A simple implementation of beam search and a genetic algorithm to solve substitution ciphers, aimed at the decipherment of unknown scripts. The model uses a simple n-gram model to score candidate mappings and beam search or a genetic algorithm to search for the best solution. The program was devised to solve the Rongorongo script of Easter Island, but in theory can be used for any other unknown script.
- Install dependencies
pip install -r requirements.txt
- Run the program
python main.py <source_file> <target_file> [options]
To run the program, execute the main.py script with the following command-line arguments:
source_file
: Path to the file containing the source text.target_file
: Path to the file containing the target text.
Where the source is the cipher text (i.e. texts written in an unknown script) and the target is the plain text - a corpus presumably in the same language as the source, but transliterated. They can be independent, as long as representing the same language.
Additional options:
-a, --algorithm
: Algorithm to use (bs or ga, default: bs)-ng, --n-gram
: N-gram size (default: 3)-s, --num-symbols
: Number of symbols (default: 50)-i, --ignore
: Symbols to ignore during decoding (comma-separated)-n, --nodes
: Number of nodes in the beam search (default: 10)-bw, --beam-width
: Beam width in the beam search (default: 100)-p, --pop-size
: Population size in the genetic algorithm (default: 2000)-np, --num-parents
: Number of parents in the genetic algorithm (default: 1000)-m, --mutation-rate
: Mutation rate in the genetic algorithm (default: 0.5)-c, --crossover-rate
: Crossover rate in the genetic algorithm (default: 0.8)-g, --generations
: Number of generations (default: 200)-nc, --n-cores
: Number of CPU cores to use (default: 0, uses all available cores)-e, --eval
: Evaluation file to assess accuracy-o, --output
: Output folder to save results
The source and target texts are expected to be simple text files with newline separated sentences. If an evaluation file is provided, it is expected to be a text file with pairs of source and target symbols separated by a space. Refer to the sample files in the data
folder as examples.
For running the Japanese experiment with the hiragana text as source, evaluating the results on the correct mapping file and writing the results to a japanese_results
folder:
python main.py data/hiragana.txt data/japanese.txt -e data/japanese_mapping.txt -o japanese_results
The model was tested on a corpus of Japanese sentences obtained from tatoeba. The choice of Japanese is due to its logosyllabic writing system and relatively simple syllable structure, which make it an appropriate modern parallel for Rongorongo and Rapanui.

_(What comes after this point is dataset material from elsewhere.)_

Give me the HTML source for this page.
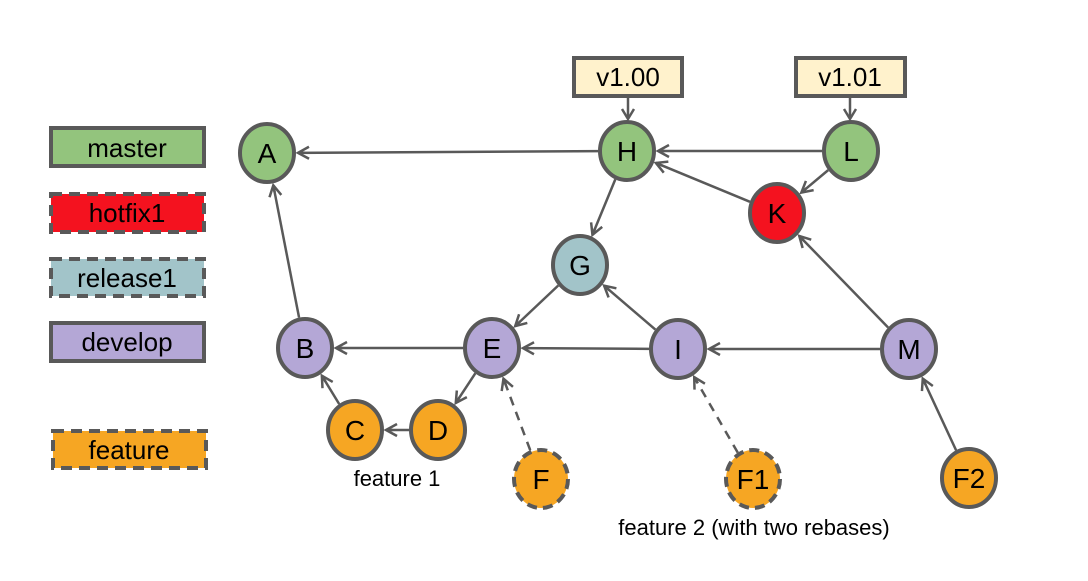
<!DOCTYPE html>
<html><head><meta charset="utf-8"><style>
html,body{margin:0;padding:0;background:#fff;width:1088px;height:581px;overflow:hidden}
text{font-family:"Liberation Sans",Arial,sans-serif;fill:#000}
</style></head><body>
<svg id="s" width="1088" height="581" viewBox="0 0 1088 581" xmlns="http://www.w3.org/2000/svg">
<g id="edges" stroke="#595959" stroke-width="2.5" fill="none"></g>
<g stroke="#595959" stroke-width="4">
<rect x="51" y="128" width="153" height="38" fill="#93c47d"/>
<rect x="51" y="194" width="153" height="38" fill="#f4121f" stroke-dasharray="11,7"/>
<rect x="51" y="259" width="153" height="37" fill="#a2c4c9" stroke-dasharray="11,7"/>
<rect x="51" y="323" width="153" height="38" fill="#b4a7d6"/>
<rect x="53" y="431" width="153" height="37" fill="#f6a623" stroke-dasharray="11,7"/>
<rect x="574" y="58" width="108" height="38" fill="#fff2cc"/>
<rect x="796" y="58" width="109" height="38" fill="#fff2cc"/>
</g>
<g font-size="26" text-anchor="middle">
<text x="127" y="157">master</text>
<text x="127" y="222">hotfix1</text>
<text x="127" y="287">release1</text>
<text x="127" y="351">develop</text>
<text x="129" y="459">feature</text>
<text x="628" y="86">v1.00</text>
<text x="850" y="86">v1.01</text>
</g>
<g id="nodes" stroke="#595959" stroke-width="4"></g>
<g font-size="22" text-anchor="middle">
<text x="397" y="486">feature 1</text>
<text x="754" y="535">feature 2 (with two rebases)</text>
</g>
</svg>
<script>
var N={A:[267,153,'#93c47d'],H:[627,151,'#93c47d'],L:[851,151,'#93c47d'],K:[777,213,'#f4121f'],
G:[580,265,'#a2c4c9'],B:[305,348,'#b4a7d6'],E:[492,348,'#b4a7d6'],I:[678,349,'#b4a7d6'],M:[909,349,'#b4a7d6'],
C:[355,430,'#f6a623'],D:[438,430,'#f6a623'],F:[541,479,'#f6a623',1],F1:[753,479,'#f6a623',1],F2:[969,478,'#f6a623']};
var ns="http://www.w3.org/2000/svg";
function el(t,a,p){var e=document.createElementNS(ns,t);for(var k in a)e.setAttribute(k,a[k]);p.appendChild(e);return e;}
var eg=document.getElementById('edges'),ng=document.getElementById('nodes'),s=document.getElementById('s');
var rx=27,ry=29;
function off(dx,dy){var a=Math.atan2(dy,dx);var c=Math.cos(a),si=Math.sin(a);return 1/Math.sqrt(c*c/(rx*rx)+si*si/(ry*ry));}
function edge(p,q,dash){var dx=q[0]-p[0],dy=q[1]-p[1],L=Math.sqrt(dx*dx+dy*dy),ux=dx/L,uy=dy/L;
var r=off(dx,dy)+2;var x1=p[0]+ux*r,y1=p[1]+uy*r,x2=q[0]-ux*(r+2),y2=q[1]-uy*(r+2);
var a={x1:x1,y1:y1,x2:x2,y2:y2};if(dash)a['stroke-dasharray']='9,7';el('line',a,eg);
var h=11,w=6,bx=x2-ux*h,by=y2-uy*h;
el('polyline',{points:(bx-uy*w)+','+(by+ux*w)+' '+x2+','+y2+' '+(bx+uy*w)+','+(by-ux*w)},eg);
el('line',{x1:x2-ux*7,y1:y2-uy*7,x2:x2,y2:y2},eg);}
var E=[['H','A'],['B','A'],['L','H'],['K','H'],['L','K'],['M','K'],['H','G'],['G','E'],['I','G'],['E','B'],['I','E'],['M','I'],['C','B'],['D','C'],['E','D'],['F','E',1],['F1','I',1],['F2','M']];
E.forEach(function(e){edge(N[e[0]],N[e[1]],e[2]);});
[[628,97,151],[850,97,151]].forEach(function(t){var y2=t[2]-ry-3;el('line',{x1:t[0],y1:t[1],x2:t[0],y2:y2},eg);
el('polyline',{points:(t[0]-6)+','+(y2-10)+' '+t[0]+','+y2+' '+(t[0]+6)+','+(y2-10)},eg);});
for(var k in N){var n=N[k];var a={cx:n[0],cy:n[1],rx:rx,ry:ry,fill:n[2]};if(n[3])a['stroke-dasharray']='10,6';el('ellipse',a,ng);
var t=el('text',{x:n[0],y:n[1]+10,'font-size':28,'text-anchor':'middle'},s);t.textContent=k;}
</script>
</body></html>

Two versions of the Japanese corpus were used - an artifically generated one where only hiragana was used, and the original one with mixed kanji, hiragana and katakana. The former allows for assessing performance for a purely syllabic writing system, while the latter more realistically represents a noisy scenario where logograms are mixed with syllables. A sample of 1000 sentences were used for fitting the language model, and another 1000 for decipherment.

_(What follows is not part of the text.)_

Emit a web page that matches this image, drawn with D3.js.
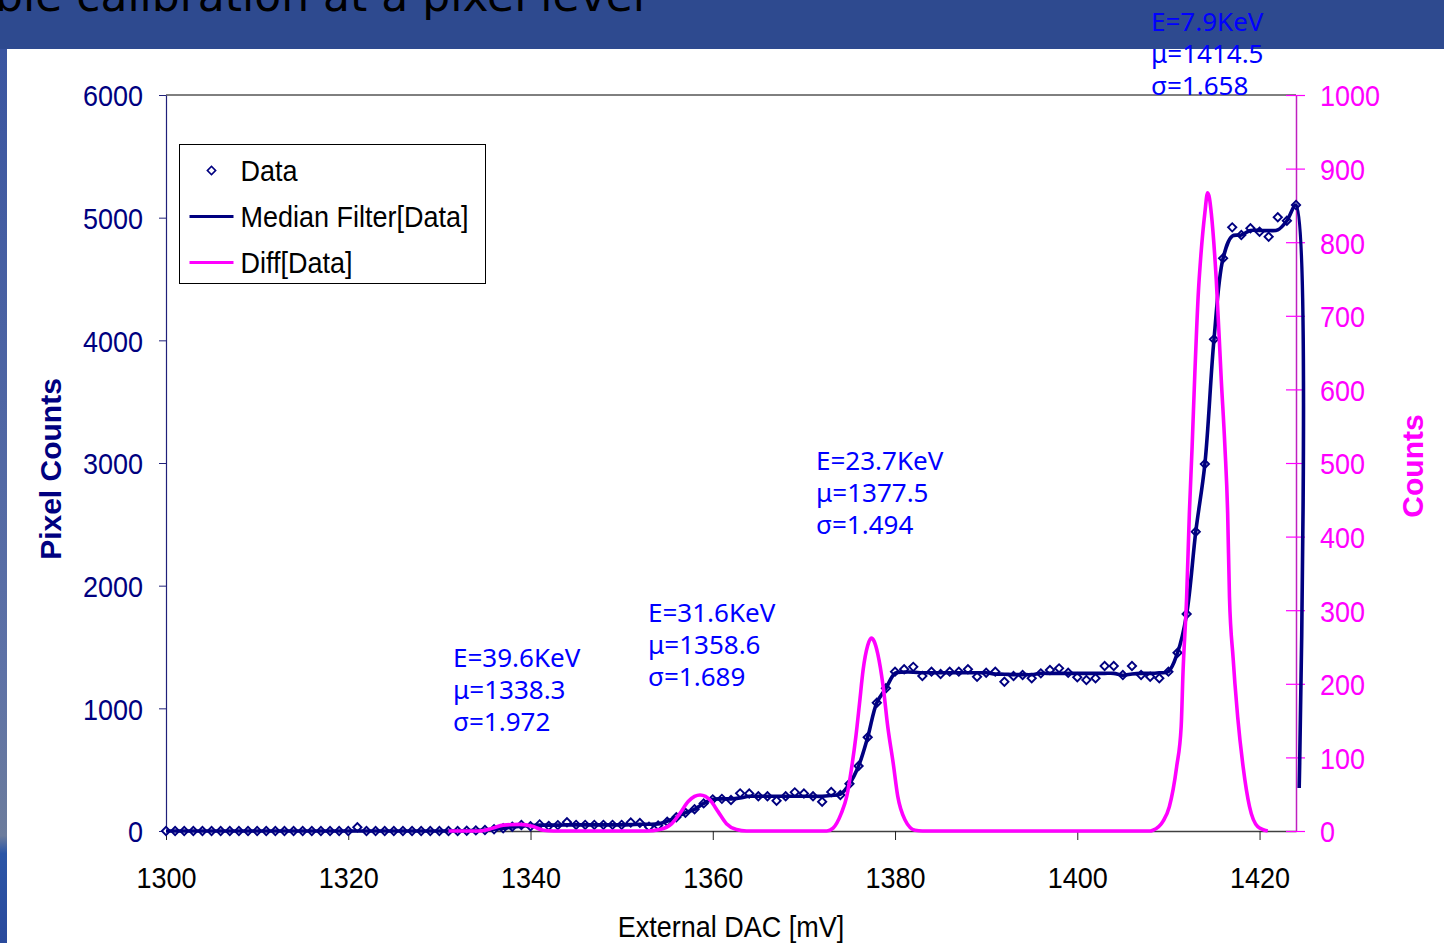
<!DOCTYPE html>
<html>
<head>
<meta charset="utf-8">
<script src="https://cdn.jsdelivr.net/npm/d3@7"></script>
<style>
  body { margin: 0; background: #fff; }
  svg { display: block; }
</style>
</head>
<body>
<svg id="chart" width="1444" height="943"></svg>
<script>
// ---- data ----
const xTicks = [1300, 1320, 1340, 1360, 1380, 1400, 1420]
const leftTicks = [0, 1000, 2000, 3000, 4000, 5000, 6000]
const rightTicks = [0, 100, 200, 300, 400, 500, 600, 700, 800, 900, 1000]

// DAC scan, one point per mV
const dac = d3.range(1300, 1425)

const dataCounts = [
  0, 0, 0, 0, 0, 0, 0, 0, 0, 0,
  0, 0, 0, 0, 0, 0, 0, 0, 0, 0,
  0, 30, 0, 0, 0, 0, 0, 0, 0, 0,
  0, 0, 0, 2, 5, 8, 14, 22, 35, 49,
  38, 54, 42, 48, 71, 50, 50, 50, 50, 50,
  50, 69, 66, 35, 45, 76, 112, 149, 177, 225,
  258, 262, 253, 307, 305, 283, 283, 247, 283, 315,
  305, 283, 239, 318, 293, 385, 530, 764, 1046, 1163,
  1299, 1318, 1338, 1264, 1299, 1280, 1299, 1299, 1318, 1258,
  1290, 1299, 1217, 1264, 1272, 1245, 1285, 1312, 1326, 1290,
  1253, 1231, 1245, 1345, 1345, 1272, 1345, 1272, 1258, 1245,
  1299, 1453, 1769, 2440, 2992, 4008, 4669, 4921, 4859, 4913,
  4885, 4845, 5003, 4975, 5103
]

const medianCounts = [
  0, 0, 0, 0, 0, 0, 0, 0, 0, 0,
  0, 0, 0, 0, 0, 0, 0, 0, 0, 0,
  0, 0, 0, 0, 0, 0, 0, 0, 0, 0,
  0, 0, 0, 2, 5, 8, 14, 22, 33, 40,
  45, 48, 48, 48, 50, 50, 50, 50, 50, 50,
  50, 52, 55, 55, 58, 80, 112, 149, 177, 225,
  258, 262, 262, 270, 283, 283, 283, 283, 283, 283,
  283, 283, 283, 290, 300, 385, 530, 764, 1046, 1163,
  1285, 1295, 1295, 1290, 1290, 1290, 1290, 1290, 1290, 1290,
  1290, 1280, 1278, 1275, 1275, 1275, 1285, 1285, 1285, 1285,
  1285, 1285, 1285, 1285, 1285, 1270, 1280, 1285, 1285, 1290,
  1300, 1453, 1769, 2440, 2992, 4008, 4669, 4850, 4859, 4895,
  4895, 4895, 4900, 4975, 5103
]
// the filtered curve falls off just past the last DAC step
const medianTail = [[1424.35, 350]]

// Diff[Data] (right axis)
const diffPoints = [
  [1331, 0], [1334.4, 0], [1335.9, 4], [1337.0, 8], [1338.8, 9], [1340.3, 6], [1341.4, 1], [1342.5, 0],
  [1352.7, 0], [1354.2, 2], [1355.5, 10], [1356.4, 24], [1357.3, 40], [1358.0, 47], [1358.6, 49],
  [1359.2, 47], [1359.7, 42], [1360.6, 26], [1361.5, 10], [1362.6, 2], [1363.7, 0],
  [1372.5, 0], [1373.2, 4], [1374.1, 24], [1374.7, 47], [1375.2, 83], [1375.7, 128], [1376.1, 173],
  [1376.5, 219], [1377.0, 252], [1377.4, 262], [1377.7, 258], [1378.1, 241], [1378.7, 196],
  [1379.2, 142], [1379.8, 92], [1380.3, 47], [1381.1, 15], [1382.2, 1], [1383.0, 0],
  [1408.0, 0], [1408.3, 1], [1409.4, 13], [1410.1, 33], [1410.9, 87], [1411.4, 142], [1411.6, 215],
  [1412.0, 318], [1412.3, 432], [1412.6, 522], [1412.9, 622], [1413.3, 735], [1413.5, 772],
  [1414.0, 840], [1414.3, 867], [1414.5, 860], [1414.7, 840], [1415.25, 749], [1415.8, 613],
  [1416.2, 522], [1416.5, 432], [1416.7, 318], [1417.1, 235], [1417.3, 200], [1417.6, 155],
  [1418.2, 87], [1418.9, 33], [1419.8, 6], [1420.9, 0]
]

// fit results written on the chart
const peakEnergy = ['39.6', '31.6', '23.7', '7.9']
const peakMu = ['1338.3', '1358.6', '1377.5', '1414.5']
const peakSigma = ['1.972', '1.689', '1.494', '1.658']

const legendLabels = ['Data', 'Median Filter[Data]', 'Diff[Data]']

// ---- layout ----
const svg = d3.select('#chart')
const width = +svg.attr('width')
const height = +svg.attr('height')

const plot = { left: 166, right: 1296, top: 95, bottom: 831 }
const navy = '#000080'
const magenta = '#ff00ff'
const sansFont = "'Liberation Sans', Arial, sans-serif"
const squeeze = 0.9 // slide is a bit narrower than tall

// slide background
const defs = svg.append('defs')
const strip = defs.append('linearGradient')
    .attr('id', 'strip')
    .attr('x1', 0).attr('x2', 0).attr('y1', 0).attr('y2', 1)
strip.append('stop').attr('offset', '0%').attr('stop-color', '#3a55a0')
strip.append('stop').attr('offset', '70%').attr('stop-color', '#5e72a6')
strip.append('stop').attr('offset', '88%').attr('stop-color', '#6c7c9c')
strip.append('stop').attr('offset', '90%').attr('stop-color', '#2a55a6')
strip.append('stop').attr('offset', '100%').attr('stop-color', '#2a4a9c')

svg.append('rect').attr('width', width).attr('height', height).attr('fill', '#fff')
svg.append('rect').attr('width', width).attr('height', 49).attr('fill', '#2e4a8f')
svg.append('rect').attr('y', 49).attr('width', 7).attr('height', height - 49).attr('fill', 'url(#strip)')

svg.append('text')
    .attr('x', 645)
    .attr('y', 11)
    .attr('text-anchor', 'end')
    .attr('font-family', "'DejaVu Sans', sans-serif")
    .attr('font-size', 44)
    .attr('fill', '#000')
    .text('ble calibration at a pixel level')

// scales
const x = d3.scaleLinear().domain([1300, 1424]).range([plot.left, plot.right])
const yLeft = d3.scaleLinear().domain([0, 6000]).range([plot.bottom, plot.top])
const yRight = d3.scaleLinear().domain([0, 1000]).range([plot.bottom, plot.top])

// top frame line
svg.append('line')
    .attr('x1', plot.left).attr('x2', plot.right)
    .attr('y1', plot.top).attr('y2', plot.top)
    .attr('stroke', '#000').attr('stroke-width', 1)

// x axis
const gx = svg.append('g')
    .attr('transform', `translate(0, ${plot.bottom})`)
    .call(d3.axisBottom(x).tickValues(xTicks).tickSize(9).tickSizeOuter(0).tickFormat(d3.format('d')))
gx.select('.domain').attr('stroke', '#404040').attr('stroke-width', 1.5)
gx.selectAll('.tick line').attr('stroke', '#202020')
gx.selectAll('.tick text')
    .attr('y', 57).attr('dy', null)
    .attr('transform', `scale(${squeeze},1)`)
    .attr('font-family', sansFont).attr('font-size', 30).attr('fill', '#000')

// left axis
const gyl = svg.append('g')
    .attr('transform', `translate(${plot.left}, 0)`)
    .call(d3.axisLeft(yLeft).tickValues(leftTicks).tickSize(7).tickSizeOuter(0).tickFormat(d3.format('d')))
gyl.select('.domain').attr('stroke', '#20207a').attr('stroke-width', 1.2)
gyl.selectAll('.tick line').attr('stroke', '#20207a')
gyl.selectAll('.tick text')
    .attr('x', -23 / squeeze).attr('dy', '0.36em')
    .attr('transform', `scale(${squeeze},1)`)
    .attr('font-family', sansFont).attr('font-size', 30).attr('fill', navy)

// right axis (ticks cross the line)
const gyr = svg.append('g')
    .attr('transform', `translate(${plot.right}, 0)`)
    .call(d3.axisRight(yRight).tickValues(rightTicks).tickSize(9).tickSizeOuter(0).tickFormat(d3.format('d')))
gyr.select('.domain').attr('stroke', '#c020c0').attr('stroke-width', 1.5)
gyr.selectAll('.tick line').attr('x1', -10).attr('stroke', magenta).attr('stroke-width', 1.2)
gyr.selectAll('.tick text')
    .attr('x', 24 / squeeze).attr('dy', '0.36em')
    .attr('transform', `scale(${squeeze},1)`)
    .attr('font-family', sansFont).attr('font-size', 30).attr('fill', magenta)

// axis titles
svg.append('text')
    .attr('transform', 'translate(61, 469) rotate(-90)')
    .attr('text-anchor', 'middle')
    .attr('font-family', sansFont).attr('font-size', 30).attr('font-weight', 'bold')
    .attr('fill', navy)
    .text('Pixel Counts')

svg.append('text')
    .attr('transform', 'translate(1423, 466) rotate(-90)')
    .attr('text-anchor', 'middle')
    .attr('font-family', sansFont).attr('font-size', 30).attr('font-weight', 'bold')
    .attr('fill', magenta)
    .text('Counts')

svg.append('text')
    .attr('transform', `translate(731, 937) scale(${squeeze},1)`)
    .attr('text-anchor', 'middle')
    .attr('font-family', sansFont).attr('font-size', 30)
    .attr('fill', '#000')
    .text('External DAC [mV]')

// ---- series ----
const rows = dac.map((d, i) => ({ dac: d, data: dataCounts[i], median: medianCounts[i] }))

const diamond = d3.symbol().type(d3.symbolSquare).size(34)

svg.append('g')
    .selectAll('path')
    .data(rows)
    .enter().append('path')
        .attr('d', diamond)
        .attr('transform', d => `translate(${x(d.dac)}, ${yLeft(d.data)}) rotate(45)`)
        .attr('fill', '#fff')
        .attr('stroke', navy)
        .attr('stroke-width', 1.9)

const medianLine = d3.line()
    .x(d => x(d[0]))
    .y(d => yLeft(d[1]))
    .curve(d3.curveCatmullRom.alpha(0.5))

svg.append('path')
    .attr('d', medianLine(rows.map(d => [d.dac, d.median]).concat(medianTail)))
    .attr('fill', 'none')
    .attr('stroke', navy)
    .attr('stroke-width', 3.6)
    .attr('stroke-linejoin', 'round')

const diffLine = d3.line()
    .x(d => x(d[0]))
    .y(d => yRight(d[1]))
    .curve(d3.curveMonotoneX)

svg.append('path')
    .attr('d', diffLine(diffPoints))
    .attr('fill', 'none')
    .attr('stroke', magenta)
    .attr('stroke-width', 3.6)
    .attr('stroke-linejoin', 'round')

// ---- fit annotations ----
const labelPos = [[453, 667], [648, 622], [816, 470], [1151, 31]]
const lineGap = 32
const noteFont = "'Comic Sans MS', 'Noto Sans', sans-serif"

peakEnergy.forEach((e, i) => {
    const [lx, ly] = labelPos[i]
    const lines = [`E=${e}KeV`, `\u03bc=${peakMu[i]}`, `\u03c3=${peakSigma[i]}`]
    svg.append('g')
        .attr('font-family', noteFont).attr('font-size', 26)
        .attr('fill', '#0000ff')
        .selectAll('text')
        .data(lines)
        .enter().append('text')
            .attr('x', lx)
            .attr('y', (d, k) => ly + k * lineGap)
            .text(d => d)
})

// ---- legend ----
const legend = svg.append('g').attr('transform', 'translate(179.5, 144.5)')
legend.append('rect')
    .attr('width', 306).attr('height', 139)
    .attr('fill', '#fff').attr('stroke', '#000').attr('stroke-width', 1)

legendLabels.forEach((label, i) => {
    const ly = 26 + i * 46
    if (i === 0) {
        legend.append('path')
            .attr('d', diamond)
            .attr('transform', `translate(32, ${ly}) rotate(45)`)
            .attr('fill', '#fff').attr('stroke', navy).attr('stroke-width', 1.6)
    } else {
        legend.append('line')
            .attr('x1', 10).attr('x2', 54)
            .attr('y1', ly).attr('y2', ly)
            .attr('stroke', i === 1 ? navy : magenta)
            .attr('stroke-width', 3)
    }
    legend.append('text')
        .attr('transform', `translate(61, ${ly}) scale(${squeeze},1)`)
        .attr('dy', '0.36em')
        .attr('font-family', sansFont).attr('font-size', 30)
        .attr('fill', '#000')
        .text(label)
})
</script>
</body>
</html>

The model correctly identifies 86% of the syllabic symbols in the hiragana corpus. Of the top 10 symbols, all are correctly identified (if one counts the reading of は as wa).
The Rapanui language model was fitted on a sample of short recitations and songs assumed to represent the genres and language present in Rongorongo (Barthel 1960; Blixen 1979; Campbell 1971). For the written corpus, the set of texts removing parallel passages and repetitive structured sequences usually called the "independent text" (Horley 2007) was used. The original Barthel encoding was converted to the simplified proposal by Horley (2021). For details, the reader is referred to the discussion and code in my other rongorongo repository.
A second corpus was prepared by removing the anthropomorphs 200, 381 and 256, as well as glyph 3, under the assumption the former are allographs and are frequently omitted, and that the latter appears to be a decorator (see the discussion here). The results are presented in the table below.
Glyph | Code | Syllable1 | Syllable2 |
---|---|---|---|
200 | a | ||
6 | i | a | |
10 | u | e | |
1 | e | u | |
600 | te | i | |
4 | ma | te | |
2 | ta | ta | |
3 | o | ||
381 | ka | ||
256 | ru | ||
8 | tu | ma | |
430 | re | ra | |
9 | ha | ha | |
5 | ro | ka |
It is curious that the reading of 381 as ka has previously been suggested based on independent evidence (Davletshin 2022).
This is by no means an endorsement that the above solution is correct, as it heavily depends on the correct identification of the glyph inventory, the nature of rongorongo as mainly syllabic, the assumption that the chosen rapanui corpus is representative of the language in the glyphs, among other factors.